Bu durumun arkasında, sinema sektörünün son yıllarda yaşadığı dönüşümün yattığını söyleyen Yönetmen Murat Saraçoğlu, şu ifadeleri kullandı: “Yüksek bütçeli film üretmek, bugün çok daha büyük bir risk. 60-70 milyon liralık bir yapım için izleyici garantisi vermek imkânsıza yakın. Bu nedenle klasikleşmiş yapımları yeniden gösterime sokmak hem nostaljik bir değer yaratıyor hem de sinema salonlarını canlı tutuyor. Ancak izleyici alışkanlıkları da değişti. Sinema salonları artık eskisi gibi ‘filmle baş başa kalınan’ yerler değil. Seyircilerin telefon kullanması, yiyecek-içecek tüketimi, dikkatin dağılması gibi durumlar, film deneyimini farklılaştırıyor. Ev konforunda, dijital platformlardan film izleme alışkanlığı güçlenmiş durumda. Bunun yanında, dizi sektörü Türk yapımlarını dünya çapında bir ticari başarıya taşıdı. Kısa sürede daha yüksek gelir elde etme imkânı, sinema yerine diziyi tercih etmelerine yol açıyor. Tüm bu nedenlerle, ikinci vizyon uygulaması bugün için sektör adına mantıklı bir ara çözüm gibi görünüyor.”

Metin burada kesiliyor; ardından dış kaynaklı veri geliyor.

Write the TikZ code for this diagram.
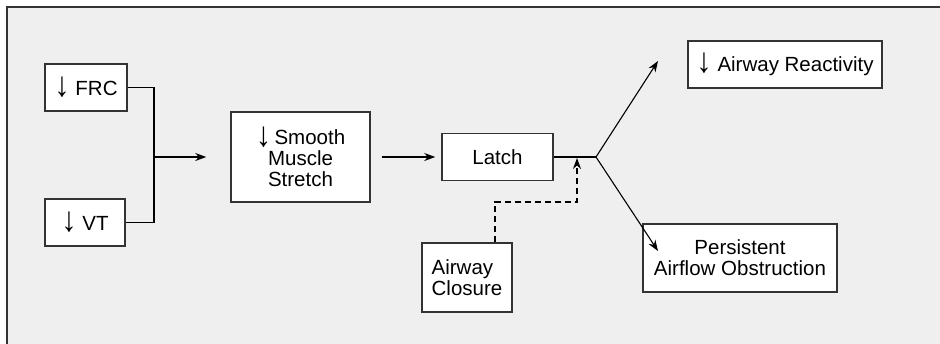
\documentclass[tikz,border=0pt]{standalone}
\usepackage{fontspec}
\setmainfont{Liberation Sans}
\usetikzlibrary{arrows.meta,calc}
\definecolor{bgray}{HTML}{EFEFEF}
\definecolor{edge}{HTML}{333333}
\newcommand{\dnarr}{\raisebox{-1.5pt}{\scalebox{1.5}[1.7]{↓}}}
\tikzset{
  blk/.style={draw=edge,fill=white,line width=1.5pt,inner sep=0pt,align=center,
    font=\fontsize{20.5}{21}\selectfont},
  conn/.style={line width=1.1pt,black},
  arr/.style={conn,-{Stealth[length=11pt,width=8pt]}},
}
\begin{document}
\begin{tikzpicture}[x=1pt,y=-1pt]
\useasboundingbox (0,0) rectangle (940,343);
\draw[draw=edge,fill=bgray,line width=2pt] (7,7) rectangle (960,370);
\node[blk,minimum width=82pt,minimum height=47pt] (frc) at (86,87.5) {\dnarr\ FRC};
\node[blk,minimum width=80pt,minimum height=47pt] (vt) at (85,222.5) {\dnarr\ VT};
\node[blk,minimum width=139pt,minimum height=90pt] (smooth) at (300.5,157) {\dnarr\,Smooth\\Muscle\\Stretch};
\node[blk,minimum width=111pt,minimum height=47pt] (latch) at (497.5,157) {Latch};
\node[blk,minimum width=90pt,minimum height=69pt,align=left] (closure) at (467,277.5) {Airway\\Closure};
\node[blk,minimum width=194pt,minimum height=47pt] (react) at (785,64.5) {\dnarr\ Airway Reactivity};
\node[blk,minimum width=194pt,minimum height=68pt] (pers) at (740,258) {Persistent\\Airflow Obstruction};
\coordinate (m) at (154,157);
\coordinate (j) at (596,157);
\coordinate (up) at (658,61);
\coordinate (dn) at (658,251);
\coordinate (dk) at (577,202);
\draw[conn] (frc.east) -| (m) |- (vt.east);
\draw[arr] (m) -- ($(smooth.west)+(-24,0)$);
\draw[arr] ($(smooth.east)+(11,0)$) -- ($(latch.west)+(-6,0)$);
\draw[conn] (latch.east) -- (j);
\draw[arr] (j) -- (up);
\draw[arr] (j) -- (dn);
\draw[conn,dashed,dash pattern=on 6pt off 4pt,-{Stealth[length=11pt,width=8pt]}] (closure.north -| 495,0) -- (495,202) -- (dk) -- (577,158);
\end{tikzpicture}
\end{document}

SADECE NOSTALJİK BİR HOŞLUK

“İzleyiciyi salonlara çekmek için eski filmleri yeniden vizyona sokmak sadece nostaljik bir hoşluk olabilir, ancak bu yaklaşım, sinemanın olması gereken yere dönmesi için asla yeterli değildir” diyen Yönetmen Meryem Beyza Er ise şu tespitlerde bulundu: “Asıl sorun, seyircinin sinemaya olan güvenini kaybetmiş olmasıdır. Bu yüzden sadece ve sadece özgün filmler üretilmelidir. Sektörün tüm paydaşları arasında güveni yeniden tesis etmek gerekir. Dağıtımcılar, sinemacıları yanlış yönlendiren pazarlıklar yapmak yerine, asıl işlerini yaparak çektiğimiz filmleri seyirciyle buluşturmalıdır. Film üretimini artırmak yerine başka çareler arandığını gördükçe hissettiğim kırgınlık çok büyük oluyor. Batan gemiyi kurtarmak yerine, elimizdeki cevheri tekrar işlememiz gerektiğinin hatırlanmasını umuyorum.”